Physician Agrees to Pay $640,000 to Resolve Allegations of Accepting Payments for Referrals

According to an announcement from the United States Department of Justice (DOJ) on October 12, 2021, a Louisiana physician has agreed to pay the United States $640,000 to resolve allegations that he accepted payments for referrals of home health patients. The allegations are violations of the Anti-kickback Statute.

The physician was the medical director for a home health agency that is no longer in existence. In that role, he received monthly payments. The United States alleges that his fees exceeded the fair market value for his services and that the excessive fees included payment for referrals of patients, many of whom were Medicare beneficiaries.

The Anti-kickback Statute was passed in Congress to prevent financial incentives from improperly influencing medical decision-making, which can lead to excessive and unnecessary services. Specifically, the Anti-kickback Statute prohibits offering or paying anything of value to induce the referral of items or services covered by federal health care programs.

Acting United States Attorney Alexander C. Hook stated, “Improper financial relationships between health care providers can lead to overutilization and increase the cost of health care services paid for by the taxpayers. We will continue to ensure that health care decisions are based on the needs of patients rather than the financial interests of providers.”

Tips and complaints from all sources about potential fraud, waste, abuse, and mismanagement of government funds can be reported to the Department of Health and Human Services at 800-HHS-TIPS (800-447-8477).

Compliance Perspective

Issue

The focus of a Compliance and Ethics Program should be on protecting government funds from fraud, waste, and abuse and detecting criminal, civil, and administrative violations while promoting quality of care. The Centers for Medicare & Medicaid Services (CMS) requires skilled nursing facilities to have a Compliance and Ethics Program that is effective in this effort. The Compliance and Ethics Committee, when operating appropriately, will assist in detecting false claims, illegal kickbacks, HIPAA breaches, and other violations. It is imperative that every facility have an effective Compliance and Ethics Officer and Committee to reduce the likelihood of healthcare fraud, waste, and abuse of government funds. More information is available in the Med-Net Corporate Compliance and Ethics Manual, Chapter 1, Compliance and Ethics Program.

Discussion Points

    • Review your policies and procedures for operating an effective Compliance and Ethics Program.

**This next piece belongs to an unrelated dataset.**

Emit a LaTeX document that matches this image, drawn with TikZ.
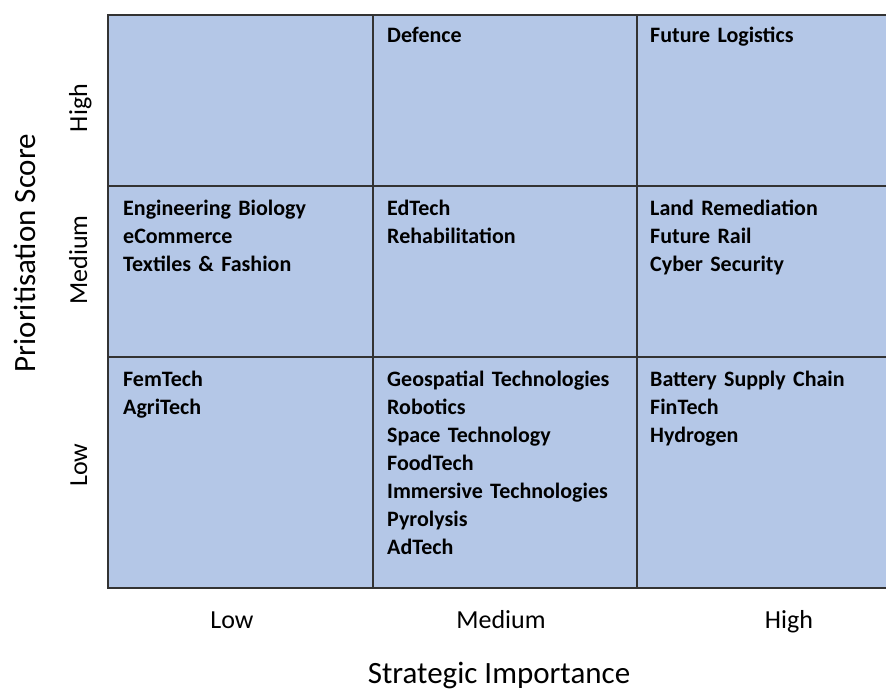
\documentclass[tikz,border=0pt]{standalone}
\usepackage{fontspec}
\setmainfont{Carlito}
\usetikzlibrary{calc,positioning}
\definecolor{cellblue}{HTML}{B4C7E7}
\definecolor{gridline}{HTML}{333333}
\tikzset{
    cell/.style = {draw=gridline, fill=cellblue, line width=1.5pt,
        rectangle, anchor=north west, inner sep=0pt},
    items/.style = {anchor=base west, text width=240pt, align=left,
        inner sep=0pt, font=\fontsize{22}{28}\selectfont\bfseries},
    level/.style = {anchor=base, inner sep=0pt,
        font=\fontsize{26}{30}\selectfont},
    axis/.style = {anchor=base, inner sep=0pt,
        font=\fontsize{31}{36}\selectfont}
}

\begin{document}
\begin{tikzpicture}[x=1pt, y=-1pt]
    \useasboundingbox (0,0) rectangle (886,688);
    % cells: first letter = importance, second = score
    \node [cell, minimum width=265pt, minimum height=171pt] (lh) at (107,14) {};
    \node [cell, minimum width=264pt, minimum height=171pt] (mh) at (372,14) {};
    \node [cell, minimum width=252pt, minimum height=171pt] (hh) at (636,14) {};
    \node [cell, minimum width=265pt, minimum height=171pt] (lm) at (107,185) {};
    \node [cell, minimum width=264pt, minimum height=171pt] (mm) at (372,185) {};
    \node [cell, minimum width=252pt, minimum height=171pt] (hm) at (636,185) {};
    \node [cell, minimum width=265pt, minimum height=231pt] (ll) at (107,356) {};
    \node [cell, minimum width=264pt, minimum height=231pt] (ml) at (372,356) {};
    \node [cell, minimum width=252pt, minimum height=231pt] (hl) at (636,356) {};

    % sectors in each cell, first baseline ~28pt below the cell top
    \node [items] (mhlist) at ($(mh.north west)+(15,28)$) {Defence};
    \node [items] (hhlist) at ($(hh.north west)+(14,28)$) {Future Logistics};
    \node [items] (lmlist) at ($(lm.north west)+(16,30)$) {Engineering Biology\\eCommerce\\Textiles \& Fashion};
    \node [items] (mmlist) at ($(mm.north west)+(15,30)$) {EdTech\\Rehabilitation};
    \node [items] (hmlist) at ($(hm.north west)+(14,30)$) {Land Remediation\\Future Rail\\Cyber Security};
    \node [items] (lllist) at ($(ll.north west)+(16,30)$) {FemTech\\AgriTech};
    \node [items] (mllist) at ($(ml.north west)+(15,30)$) {Geospatial Technologies\\Robotics\\Space Technology\\FoodTech\\Immersive Technologies\\Pyrolysis\\AdTech};
    \node [items] (hllist) at ($(hl.north west)+(14,30)$) {Battery Supply Chain\\FinTech\\Hydrogen};

    % axis levels
    \node [level] (xlow) at (232,628) {Low};
    \node [level] (xmed) at (501,628) {Medium};
    \node [level] (xhigh) at (789,628) {High};
    \node [level, rotate=90] (yhigh) at (87,108) {High};
    \node [level, rotate=90] (ymed) at (87,260) {Medium};
    \node [level, rotate=90] (ylow) at (87,465) {Low};

    % axis titles
    \node [axis] (xtitle) at (499,683) {Strategic Importance};
    \node [axis, rotate=90] (ytitle) at (35,253) {Prioritisation Score};
\end{tikzpicture}
\end{document}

In addition, review your policy and procedure for preventing and reporting a false claim or anti-kickback statute violation. Update your policies and procedures as needed.
    • Train all staff on your compliance and ethics policies and procedures upon hire and at least annually thereafter. Also, train all staff on the False Claims Act and Anti-kickback Statute and what can be considered a false claim or kickback. Include information on how to report concerns and suspected violations, and that prompt reporting is mandatory. Document that these trainings occurred and file the signed document in each employee’s education file.
    • Periodically audit staff understanding to ensure that they are aware of what should be done if they suspect a false claim or illegal kickback has occurred, whether intentionally or unintentionally. Conduct audits of documentation and billing routinely to prevent and detect errors before they progress to a false claim. Also, periodically perform audits to ensure all are aware of compliance and ethics concerns and are knowledgeable of how they can report any concerns or violations.